In the thick of all this, the joy of bundle was when blessed with a daughter in December 1979. Next, our son was born in November 1983. For the ceremonial celebration, the famous Indian sweet, “Moti-choor Laddos,” were ‘imported’ from Toronto, as these were unavailable in Vancouver in those days. Kids got kids, and now we revel in the company of grandchildren.
Our abrupt move from Winnipeg to Vancouver proved blissful.
Over the years, the publishing business grew so that The Link became the community’s leading voice through English media. It became known for its unbiased stories with credible journalism. Expansion happened as The Link added to its staff in both the editorial and sales departments. We subscribed to the Reuters and India Abroad News Service for our overseas news coverage.
However, besides successes, we also faced challenges.
One significant turbulence was during the height of the Khalistan movement in the ’80s. The subsequent developments of the attack on the Golden Temple by the Indian armed forces, the assassination of prime minister Indira Gandhi by her Sikh bodyguards, and the mayhem that followed in the frenzied killing of innocent Sikhs in Delhi and other parts of India.
In Vancouver, the community situation was sensitive and volatile, and tempers were high. The division started appearing in the otherwise hitherto united Indo-Canadian community.
As a newsman running “the voice of the community,” I, on purpose, recklessly walked among the confronting fronts. The Link judiciously stayed logical and non-aligned in its news and views.
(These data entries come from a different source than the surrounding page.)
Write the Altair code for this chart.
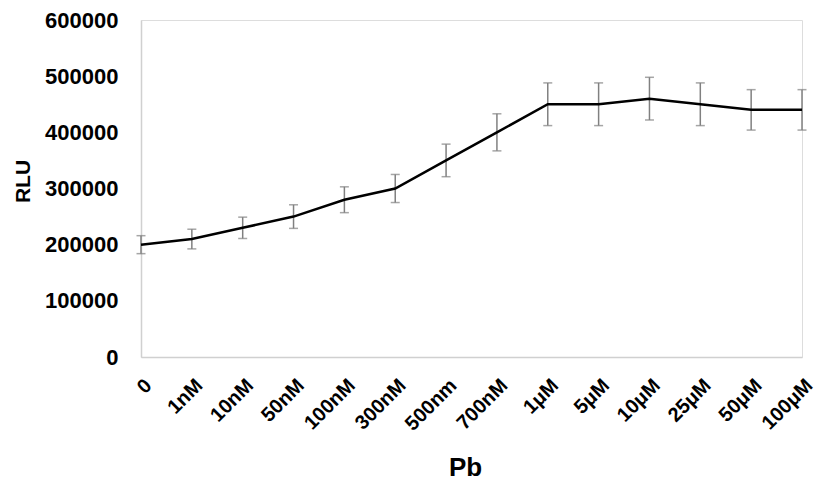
import altair as alt
import pandas as pd

categories = ["0", "1nM", "10nM", "50nM", "100nM", "300nM", "500nm", "700nM",
              "1μM", "5μM", "10μM", "25μM", "50μM", "100μM"]
rlu = [200000, 210000, 230000, 250000, 280000, 300000, 350000, 400000,
       450000, 450000, 460000, 450000, 440000, 440000]
err = [16000, 17500, 19000, 21000, 23000, 25000, 29000, 33000,
       38000, 38000, 38000, 38000, 36000, 36000]
y_ticks = [0, 100000, 200000, 300000, 400000, 500000, 600000]

df = pd.DataFrame({"Pb": categories, "RLU": rlu, "err": err})
df["lo"] = df["RLU"] - df["err"]
df["hi"] = df["RLU"] + df["err"]

font = "Liberation Sans"
W, H = 661, 337

x = alt.X("Pb:N", sort=categories, scale=alt.Scale(type="point", padding=0),
          axis=alt.Axis(title="Pb", labelAngle=-45, labelFont=font, labelFontSize=20,
                        labelFontWeight="bold", labelColor="#000000", labelPadding=18,
                        ticks=False, domainColor="#d0d0d0", domainWidth=1.5,
                        titleFont=font, titleFontSize=26, titleFontWeight="bold",
                        titleColor="#000000", titleX=324, titleY=118,
                        titleBaseline="alphabetic", titleAlign="center",
                        labelOverlap=False))

y_scale = alt.Scale(domain=[0, 600000], nice=False)

line = alt.Chart(df).mark_line(color="#000000", strokeWidth=2.5).encode(
    x=x,
    y=alt.Y("RLU:Q", scale=y_scale,
            axis=alt.Axis(title="RLU", values=y_ticks,
                          format="d", grid=False, ticks=False, domainColor="#d0d0d0",
                          domainWidth=1.5, labelFont=font, labelFontSize=22,
                          labelFontWeight="bold", labelColor="#000000", labelPadding=23,
                          titleFont=font, titleFontSize=21, titleFontWeight="bold",
                          titleColor="#000000", titleX=-112, titleY=161, titleAngle=-90,
                          titleBaseline="alphabetic", titleAlign="center")),
)

bars = alt.Chart(df).mark_errorbar(color="#808080", thickness=1.5,
                                   ticks=alt.TickConfig(size=9, thickness=1.5, color="#808080")).encode(
    x=x,
    y=alt.Y("lo:Q", scale=y_scale, title="RLU"),
    y2="hi:Q",
)

chart = alt.layer(bars, line).properties(
    width=W, height=H,
    autosize=alt.AutoSizeParams(type="none"),
    padding={"left": 133, "top": 12, "right": 16, "bottom": 126},
).configure_view(stroke=None).configure(background="#ffffff")

chart.save("out.html", embed_options={"renderer": "svg", "actions": False})
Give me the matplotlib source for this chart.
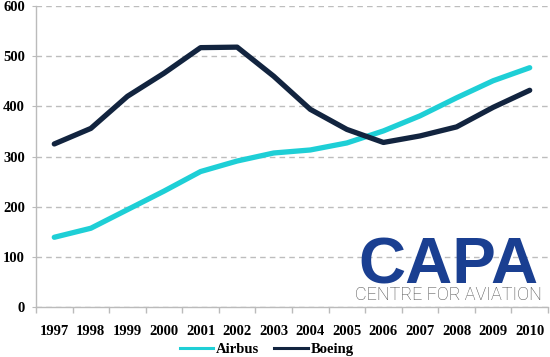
import matplotlib
matplotlib.use("Agg")
import matplotlib.pyplot as plt
from matplotlib.lines import Line2D
from matplotlib.ticker import FixedLocator, NullFormatter

years = ["1997", "1998", "1999", "2000", "2001", "2002", "2003",
         "2004", "2005", "2006", "2007", "2008", "2009", "2010"]
airbus = [139, 157, 194, 231, 270, 291, 307, 313, 327, 351, 381, 417, 451, 477]
boeing = [325, 356, 420, 466, 517, 518, 460, 394, 354, 328, 341, 359, 398, 432]
y_ticks = [0, 100, 200, 300, 400, 500, 600]

airbus_color = "#1ecfd6"
boeing_color = "#12243f"
serif = ["Liberation Serif", "DejaVu Serif"]
fs = 10.5

fig = plt.figure(figsize=(5.5, 3.57), dpi=100)
ax = fig.add_axes([36/550, 1-307/357, 512/550, 301/357])

x = list(range(len(years)))
ax.plot(x, airbus, color=airbus_color, lw=3.8, solid_capstyle="round", solid_joinstyle="round", label="Airbus")
ax.plot(x, boeing, color=boeing_color, lw=3.8, solid_capstyle="round", solid_joinstyle="round", label="Boeing")

ax.set_xlim(-0.5, len(years) - 0.5)
ax.set_ylim(0, 600)
ax.set_yticks(y_ticks)
ax.set_yticklabels([str(v) for v in y_ticks], fontfamily=serif, fontweight="bold", fontsize=fs)
ax.set_xticks(x)
ax.set_xticklabels(years, fontfamily=serif, fontweight="bold", fontsize=fs)
ax.xaxis.set_minor_locator(FixedLocator([i - 0.5 for i in range(len(years) + 1)]))
ax.xaxis.set_minor_formatter(NullFormatter())
ax.tick_params(axis="x", which="major", length=0, pad=13)
ax.tick_params(axis="x", which="minor", length=4, color="#bbbbbb", width=1)
ax.tick_params(axis="y", length=3, color="#bbbbbb", pad=5)

ax.grid(axis="y", color="#bdbdbd", linestyle=(0, (4, 3)), lw=1)
ax.set_axisbelow(True)
for s in ["top", "right"]:
    ax.spines[s].set_visible(False)
for s in ["left", "bottom"]:
    ax.spines[s].set_color("#bbbbbb")
    ax.spines[s].set_linewidth(1)

handles = [Line2D([], [], color=airbus_color, lw=2.2), Line2D([], [], color=boeing_color, lw=2.2)]
fig.legend(handles, ["Airbus", "Boeing"], loc="center", bbox_to_anchor=(0.485, 0.022), ncol=2,
           frameon=False, prop={"family": serif, "weight": "bold", "size": fs},
           handlelength=2.3, handletextpad=0.2, columnspacing=1.0)

fig.text(448/550, 1-283/357, "CAPA", ha="center", va="baseline", color="#1a3f91",
         fontsize=47, fontweight="bold", fontfamily=["Liberation Sans", "DejaVu Sans"])
fig.text(448/550, 1-300/357, "CENTRE FOR AVIATION", ha="center", va="baseline", color="#4a4a4a",
         fontsize=13, fontfamily=["Roboto", "DejaVu Sans"], fontweight="light")

fig.savefig("out.png", dpi=100)
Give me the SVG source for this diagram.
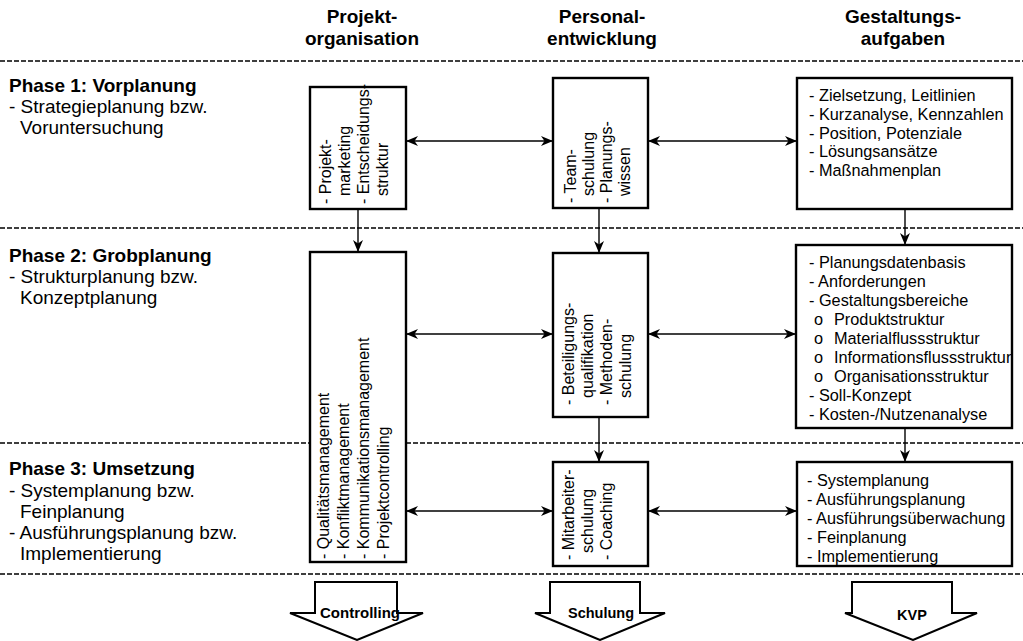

The dynamo kept running vigorously and resolutely to do the job in those dire and sometimes threatening circumstances; at the same time, we moved on responsibly and professionally from the tense period of the ’80s to the ’90s and beyond.
But then came the point that it was time for me to retire after over 30 years in a stressed but exciting career in the news business. The Link got sold at the dawn of the new century.
But I did not put the cap on my pen. Instead, my writing course began in its earnest.
An already lined-up project was to work on my long-term dream of writing and publishing a book on Hinduism. Finally, Hinduism, Beyond Rituals, Customs, And Traditions was out in 2016.
Living in Vancouver for the past four decades, I firmly believe that the West Coast of Canada offers some mystical divinity in its serene air that helps develop an attitude of spirited humanism.
In this metaphysical paradigm, I launched two websites: promodpuri.com and progerssivehindudialogue.com, that keep me busy reading a lot, writing and sharing the knowledge, information and opinion inspired by what I read.
Rationalism, humanism, and compassion with liberal, secular, and progressive preferences are the basis of the readings covered by the websites.
As I complete my 50th year in Canada, looking back gives me a view of a cascade voyage in the spirit of “the true North strong and free.” With that quintessential feeling, I humbly and thankfully salute the Maple flag and the benevolent door that let me in.